Lang hat es gedauert, bis das Flüchtlingslager Traiskirchen seine Tore für Journalisten öffnete. Monatelang waren sie fest verschlossen. Aber plötzlich Strategiewechsel: Neulich durfte eine Reportergruppe die Einrichtung besichtigen. Einhelliger Eindruck: schlimm. "Ein Alptraum" titelte eine Zeitung.

Das war offensichtlich auch die Absicht. Seit Jahr und Tag klagt die Innenmininisterin, Österreich sei zu attraktiv für Flüchtlinge. Die Aktion: Schaut her, wie scheußlich es bei uns ist, soll sich, so scheint es, bis in die fernen Ursprungsländer der Menschen herumsprechen und diese in Zukunft von uns weglenken. An Anschauungsmaterial hat es jedenfalls nicht gefehlt.

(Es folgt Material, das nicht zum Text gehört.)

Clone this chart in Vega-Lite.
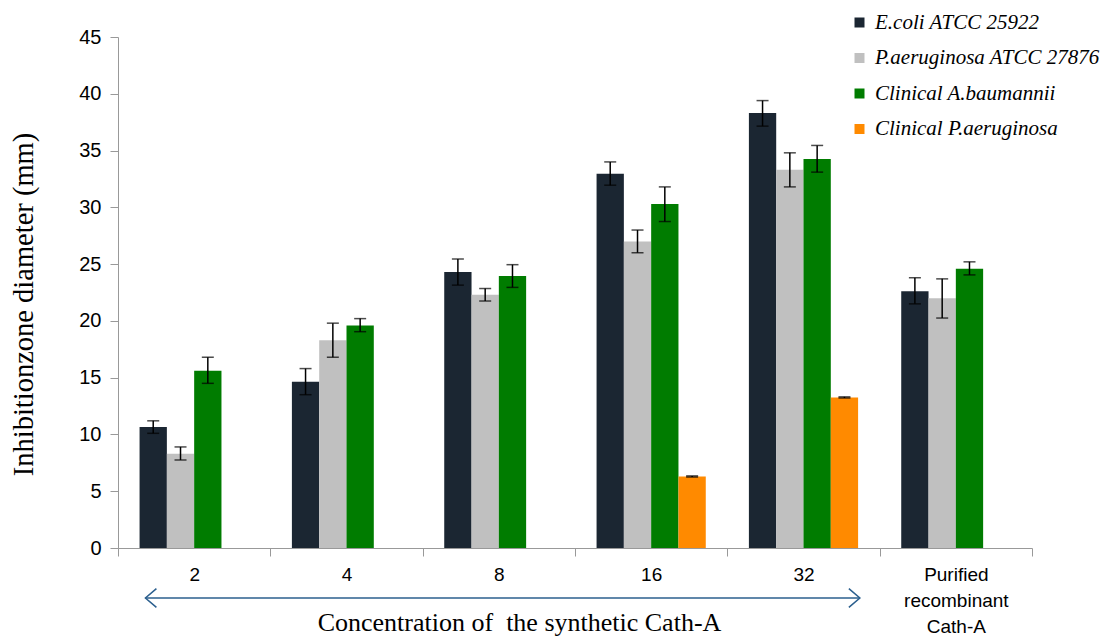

Schlafen auf dem Boden, bei brütender Hitze und bei Kälte und Nässe. Leerstehende Räume? Feuerpolizei und Bauordnung, erklärten die Verantwortlichen den Journalisten, aber nicht den Flüchtlingen. 80 Leute dürfen hier nicht wohnen. Aber zehn? Oder 20? Offenbar auch nicht. Die Flüchtlingstoiletten durften die Reporter nicht betreten. Unzumutbar. Das Essen? Gut und ausreichend, sagten die Verantwortlichen. Ungenießbar, sagten die Flüchtlinge. Zum Fastenbrechen im Ramadan stellten sie sich stundenlang vor dem kleinen Bethaus im Ort an, wo gekocht wurde. Rechtzeitig vor 22 Uhr, Einlassverbot im Lager, kam man kaum an etwas zu essen. Einer wagte es, den Zaun zu überklettern. Er wurde bestraft. Dolmetscher? Wurden nicht gesichtet. Ein junger Syrer, der sehr gut Deutsch und Arabisch spricht, hätte gern geholfen. Er durfte nicht.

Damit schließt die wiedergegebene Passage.